When she arrived, she said the other women in the program had decorated her cell and made her a gift package of diapers, wipes and lotion.

“It was like my own baby shower,” Doud said.

Doud and the other women said they believe their children are better off with them in prison and that their children have not suffered adverse effects behind bars. But there are challenges.

There are no trips to grandmother’s house, no outings to the zoo or story time at the library. The children are only allowed to leave the prison to attend pediatrician appointments, although family members can make weekly visits to the facility.

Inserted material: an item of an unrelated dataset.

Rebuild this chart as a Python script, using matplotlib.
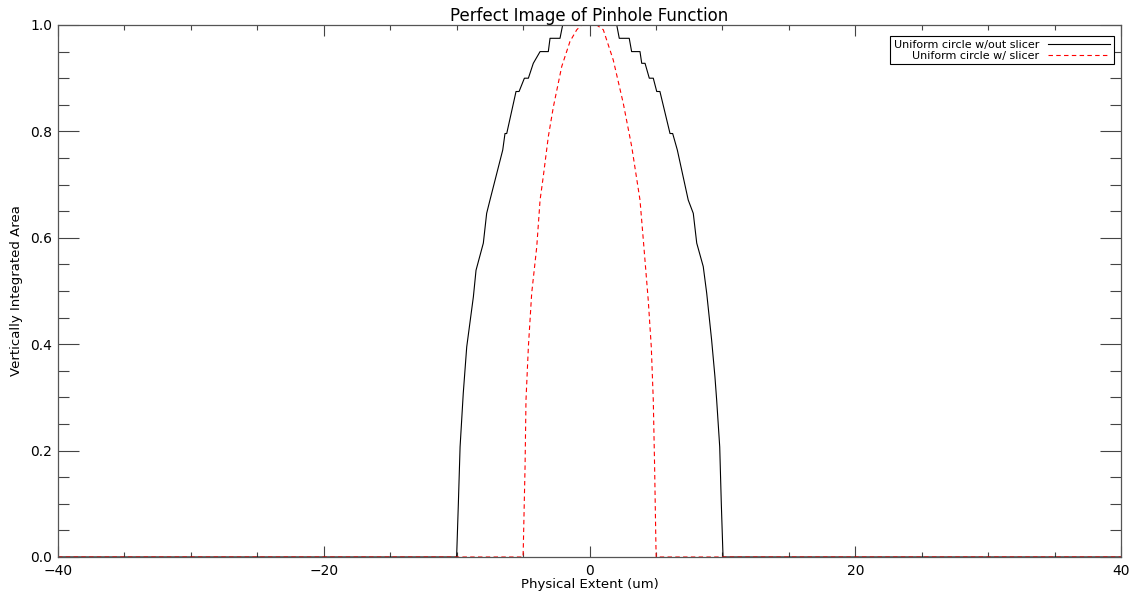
import matplotlib.pyplot as plt
from matplotlib.ticker import MultipleLocator

# values
x_noslicer = [-40, -10.0, -9.87, -9.74, -9.50, -9.24, -8.74, -8.54, -7.99, -7.74, -7.49,
              -6.53, -6.36, -6.23, -5.53, -5.30, -4.90, -4.60, -4.23, -3.72, -3.10,
              -2.97, -2.22, -2.02,
              2.05, 2.24, 2.99, 3.17, 3.80, 3.93, 4.18, 4.50, 4.80, 5.06, 5.30,
              6.06, 6.26, 6.61, 7.43, 7.81, 8.07, 8.56, 8.82, 9.19, 9.44, 9.57,
              9.80, 9.92, 10.05, 40]
y_noslicer = [0.0, 0.0, 0.10, 0.207, 0.308, 0.395, 0.489, 0.539, 0.590, 0.646, 0.671,
              0.765, 0.796, 0.796, 0.875, 0.875, 0.900, 0.900, 0.928, 0.950, 0.950,
              0.975, 0.975, 1.0,
              1.0, 0.975, 0.975, 0.950, 0.950, 0.928, 0.928, 0.900, 0.900, 0.875, 0.875,
              0.796, 0.796, 0.765, 0.671, 0.646, 0.590, 0.546, 0.496, 0.408, 0.339, 0.295,
              0.207, 0.10, 0.0, 0.0]

x_slicer = [-40, -5.0, -4.98, -4.85, -4.78, -4.60, -4.35, -3.97, -3.72, -3.48, -3.10,
            -2.72, -2.09, -1.47, -0.96, -0.59,
            0.54, 1.04, 1.79, 2.54, 3.18, 3.80, 4.05, 4.42, 4.65, 4.80, 4.90, 5.0, 5.02, 40]
y_slicer = [0.0, 0.0, 0.02, 0.170, 0.295, 0.395, 0.496, 0.583, 0.671, 0.715, 0.790,
            0.846, 0.922, 0.969, 0.991, 1.0,
            1.0, 0.991, 0.934, 0.853, 0.771, 0.671, 0.596, 0.483, 0.395, 0.295, 0.170, 0.02, 0.0, 0.0]

fig = plt.figure(figsize=(11.35, 5.97), dpi=100)
ax = fig.add_axes([58 / 1135, 40 / 597, (1121 - 58) / 1135, (557 - 25) / 597])

ax.plot(x_noslicer, y_noslicer, color='black', lw=0.8, label='Uniform circle w/out slicer')
ax.plot(x_slicer, y_slicer, color='red', lw=0.8, dashes=(4, 3), label='Uniform circle w/ slicer')

ax.set_xlim(-40, 40)
ax.set_ylim(0, 1.0)
ax.xaxis.set_major_locator(MultipleLocator(20))
ax.xaxis.set_minor_locator(MultipleLocator(5))
ax.yaxis.set_major_locator(MultipleLocator(0.2))
ax.yaxis.set_minor_locator(MultipleLocator(0.05))
ax.yaxis.set_major_formatter(lambda v, p: '%.1f' % v)
ax.tick_params(axis='both', which='both', direction='in', top=True, right=True,
               color='#444444', width=0.8, labelsize=10)
ax.tick_params(axis='x', which='major', length=7.6, pad=5)
ax.tick_params(axis='x', which='minor', length=3.8)
ax.tick_params(axis='y', which='major', length=15.3, pad=4)
ax.tick_params(axis='y', which='minor', length=7.6)
for s in ax.spines.values():
    s.set_color('#555555')
    s.set_linewidth(0.9)

ax.set_title('Perfect Image of Pinhole Function', fontsize=12, pad=3)
ax.set_xlabel('Physical Extent (um)', fontsize=9.5, labelpad=0)
ax.set_ylabel('Vertically Integrated Area', fontsize=9.5, labelpad=5)

leg = ax.legend(loc='upper right', bbox_to_anchor=(0.993, 0.979), markerfirst=False,
                fontsize=8, fancybox=False, framealpha=1, edgecolor='black',
                handlelength=5.6, borderpad=0.3, labelspacing=0.1, handletextpad=0.8,
                borderaxespad=0)
leg.get_frame().set_linewidth(0.8)
for t in leg.get_texts():
    t.set_ha('right')
leg._legend_box.align = 'right'

fig.savefig('out.png', dpi=100)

Jackson said she recalled taking Olivia into the prison yard one day and the girl tasting the air, as if it were something new and strange.

The women have forged their own patchwork family and spend a lot of time trading parenting stories, tips and joking in the center of the nursery. As someone scrawled on a post: “We all we got.”

Largely cut off from friends and family, Doud said those connections are especially important for her, as a first-time mom. She said she has a never-ending stream of questions: When would Jaelynn’s teeth come in? How do you treat diaper rash?

Duckwitz, who has three other children on the outside, said the program helps women “learn how to be a good mom — an opportunity they wouldn’t have on the outside.”

Doud is taking every class she can at Decatur and has remained sober. In January, Jaelynn watched as Doud graduated from her substance-abuse class. Doud said Jaelynn also appears to be hitting her development marks, even reaching many early.

Because Doud has a longer sentence than most women in the program, she is hoping she will be permitted to finish the last two years at a residential drug treatment program in Chicago. Jaelynn could live with her.

More than 90 women have gone through the Moms and Babies program in 11 years, and only two have returned to prison within three years of release, according to the Illinois Department of Corrections. Only two women have been removed from the program.

Research on prison nursery programs is limited, but some studies show similar promise. One found that a group of preschool-age children who were raised in prison nurseries were less anxious and depressed than a control group of children who were separated from their incarcerated mothers in the early years. Another concluded the recidivism rate of mothers who participated in prison nursery programs was only 4 percent.

Doud and Jaelynn still have a long way to go before becoming one of these positive statistics, but Doud’s father said he’s noticed a change in his daughter. He is cautiously optimistic for them.

“In the long run, this might be the best thing that happened to her,” James McQuinn said. “It got her out of her life.”